→ SET EXERCISE
The data below should be printed in full, exactly, and without any of its images.
----
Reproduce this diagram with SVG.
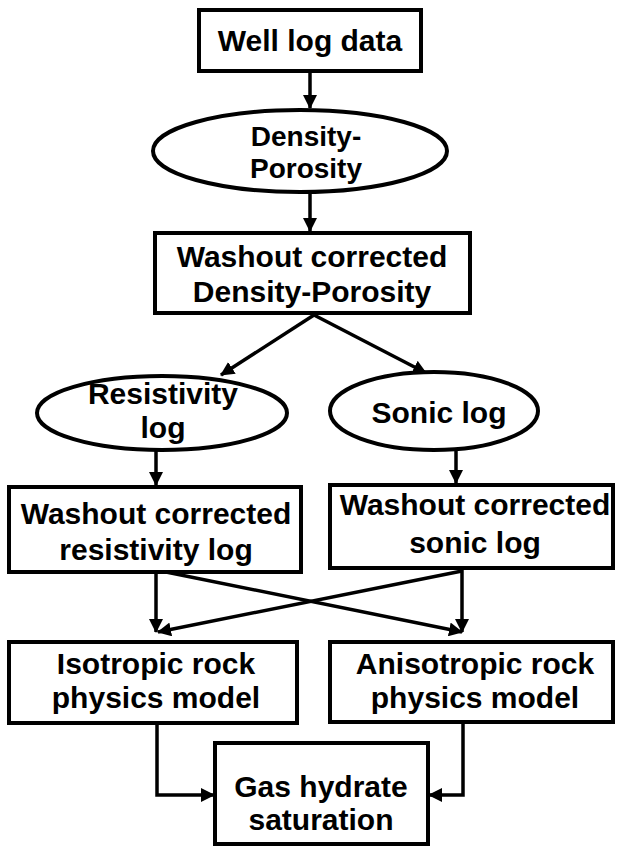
<svg xmlns="http://www.w3.org/2000/svg" width="619" height="847" viewBox="0 0 619 847">
<style>
.box{fill:#fff;stroke:#000;stroke-width:4}
.t{font-family:"Liberation Sans",Arial,sans-serif;font-weight:bold;font-size:30px;fill:#000;text-anchor:middle}
.s{font-size:28px}
.c{fill:none;stroke:#000;stroke-width:3.5}
</style>
<defs>
<marker id="ah" markerUnits="userSpaceOnUse" markerWidth="14" markerHeight="14" viewBox="0 0 14 14" refX="13" refY="7" orient="auto">
<path d="M0,0 L14,7 L0,14 z" fill="#000"/>
</marker>
</defs>
<g id="connectors">
<line class="c" x1="310" y1="71" x2="310" y2="108" marker-end="url(#ah)"/>
<line class="c" x1="310" y1="192" x2="310" y2="231" marker-end="url(#ah)"/>
<line class="c" x1="314" y1="315" x2="221" y2="375" marker-end="url(#ah)"/>
<line class="c" x1="314" y1="315" x2="426" y2="373" marker-end="url(#ah)"/>
<line class="c" x1="156" y1="450" x2="156" y2="485" marker-end="url(#ah)"/>
<line class="c" x1="456" y1="450" x2="456" y2="483" marker-end="url(#ah)"/>
<line class="c" x1="156" y1="572" x2="156" y2="632" marker-end="url(#ah)"/>
<line class="c" x1="462" y1="568" x2="462" y2="632" marker-end="url(#ah)"/>
<line class="c" x1="166" y1="572" x2="462" y2="632" marker-end="url(#ah)"/>
<line class="c" x1="462" y1="571" x2="158" y2="632" marker-end="url(#ah)"/>
<polyline class="c" points="157,723 157,795 214,795" marker-end="url(#ah)"/>
<polyline class="c" points="463,722 463,795 429,795" marker-end="url(#ah)"/>
</g>
<g id="well-log-data">
<rect class="box" x="199" y="10" width="222" height="61"/>
<text class="t" x="310" y="51">Well log data</text>
</g>
<g id="density-porosity">
<ellipse class="box" cx="300" cy="151" rx="147" ry="41"/>
<text class="t s" x="306" y="146">Density-</text>
<text class="t s" x="306" y="178">Porosity</text>
</g>
<g id="washout-density">
<rect class="box" x="155" y="233" width="315" height="80"/>
<text class="t" x="312" y="267">Washout corrected</text>
<text class="t" x="312" y="302">Density-Porosity</text>
</g>
<g id="resistivity-log">
<ellipse class="box" cx="162" cy="413" rx="125" ry="37"/>
<text class="t" x="163" y="404">Resistivity</text>
<text class="t" x="163" y="438">log</text>
</g>
<g id="sonic-log">
<ellipse class="box" cx="434" cy="411" rx="104" ry="39"/>
<text class="t" x="439" y="423">Sonic log</text>
</g>
<g id="washout-resistivity">
<rect class="box" x="9" y="487" width="292" height="85"/>
<text class="t" x="156" y="524">Washout corrected</text>
<text class="t" x="156" y="560">resistivity log</text>
</g>
<g id="washout-sonic">
<rect class="box" x="330" y="485" width="283" height="83"/>
<text class="t" x="475" y="515">Washout corrected</text>
<text class="t" x="475" y="553">sonic log</text>
</g>
<g id="isotropic">
<rect class="box" x="9" y="642" width="288" height="81"/>
<text class="t" x="156" y="674">Isotropic rock</text>
<text class="t" x="156" y="708">physics model</text>
</g>
<g id="anisotropic">
<rect class="box" x="330" y="642" width="283" height="80"/>
<text class="t" x="475" y="674">Anisotropic rock</text>
<text class="t" x="475" y="708">physics model</text>
</g>
<g id="gas-hydrate">
<rect class="box" x="215" y="743" width="213" height="101"/>
<text class="t" x="321" y="797">Gas hydrate</text>
<text class="t" x="321" y="830">saturation</text>
</g>
</svg>
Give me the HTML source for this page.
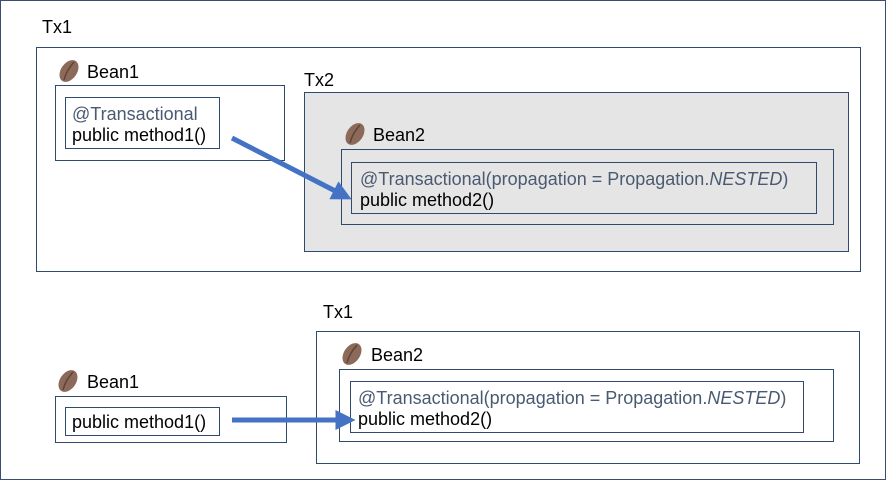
----
→ COMPLETE OUTPUT
Reproduce this diagram with SVG.
<svg xmlns="http://www.w3.org/2000/svg" width="619" height="847" viewBox="0 0 619 847">
<style>
.box{fill:#fff;stroke:#000;stroke-width:4}
.t{font-family:"Liberation Sans",Arial,sans-serif;font-weight:bold;font-size:30px;fill:#000;text-anchor:middle}
.s{font-size:28px}
.c{fill:none;stroke:#000;stroke-width:3.5}
</style>
<defs>
<marker id="ah" markerUnits="userSpaceOnUse" markerWidth="14" markerHeight="14" viewBox="0 0 14 14" refX="13" refY="7" orient="auto">
<path d="M0,0 L14,7 L0,14 z" fill="#000"/>
</marker>
</defs>
<g id="connectors">
<line class="c" x1="310" y1="71" x2="310" y2="108" marker-end="url(#ah)"/>
<line class="c" x1="310" y1="192" x2="310" y2="231" marker-end="url(#ah)"/>
<line class="c" x1="314" y1="315" x2="221" y2="375" marker-end="url(#ah)"/>
<line class="c" x1="314" y1="315" x2="426" y2="373" marker-end="url(#ah)"/>
<line class="c" x1="156" y1="450" x2="156" y2="485" marker-end="url(#ah)"/>
<line class="c" x1="456" y1="450" x2="456" y2="483" marker-end="url(#ah)"/>
<line class="c" x1="156" y1="572" x2="156" y2="632" marker-end="url(#ah)"/>
<line class="c" x1="462" y1="568" x2="462" y2="632" marker-end="url(#ah)"/>
<line class="c" x1="166" y1="572" x2="462" y2="632" marker-end="url(#ah)"/>
<line class="c" x1="462" y1="571" x2="158" y2="632" marker-end="url(#ah)"/>
<polyline class="c" points="157,723 157,795 214,795" marker-end="url(#ah)"/>
<polyline class="c" points="463,722 463,795 429,795" marker-end="url(#ah)"/>
</g>
<g id="well-log-data">
<rect class="box" x="199" y="10" width="222" height="61"/>
<text class="t" x="310" y="51">Well log data</text>
</g>
<g id="density-porosity">
<ellipse class="box" cx="300" cy="151" rx="147" ry="41"/>
<text class="t s" x="306" y="146">Density-</text>
<text class="t s" x="306" y="178">Porosity</text>
</g>
<g id="washout-density">
<rect class="box" x="155" y="233" width="315" height="80"/>
<text class="t" x="312" y="267">Washout corrected</text>
<text class="t" x="312" y="302">Density-Porosity</text>
</g>
<g id="resistivity-log">
<ellipse class="box" cx="162" cy="413" rx="125" ry="37"/>
<text class="t" x="163" y="404">Resistivity</text>
<text class="t" x="163" y="438">log</text>
</g>
<g id="sonic-log">
<ellipse class="box" cx="434" cy="411" rx="104" ry="39"/>
<text class="t" x="439" y="423">Sonic log</text>
</g>
<g id="washout-resistivity">
<rect class="box" x="9" y="487" width="292" height="85"/>
<text class="t" x="156" y="524">Washout corrected</text>
<text class="t" x="156" y="560">resistivity log</text>
</g>
<g id="washout-sonic">
<rect class="box" x="330" y="485" width="283" height="83"/>
<text class="t" x="475" y="515">Washout corrected</text>
<text class="t" x="475" y="553">sonic log</text>
</g>
<g id="isotropic">
<rect class="box" x="9" y="642" width="288" height="81"/>
<text class="t" x="156" y="674">Isotropic rock</text>
<text class="t" x="156" y="708">physics model</text>
</g>
<g id="anisotropic">
<rect class="box" x="330" y="642" width="283" height="80"/>
<text class="t" x="475" y="674">Anisotropic rock</text>
<text class="t" x="475" y="708">physics model</text>
</g>
<g id="gas-hydrate">
<rect class="box" x="215" y="743" width="213" height="101"/>
<text class="t" x="321" y="797">Gas hydrate</text>
<text class="t" x="321" y="830">saturation</text>
</g>
</svg>
Give me the HTML source for this page.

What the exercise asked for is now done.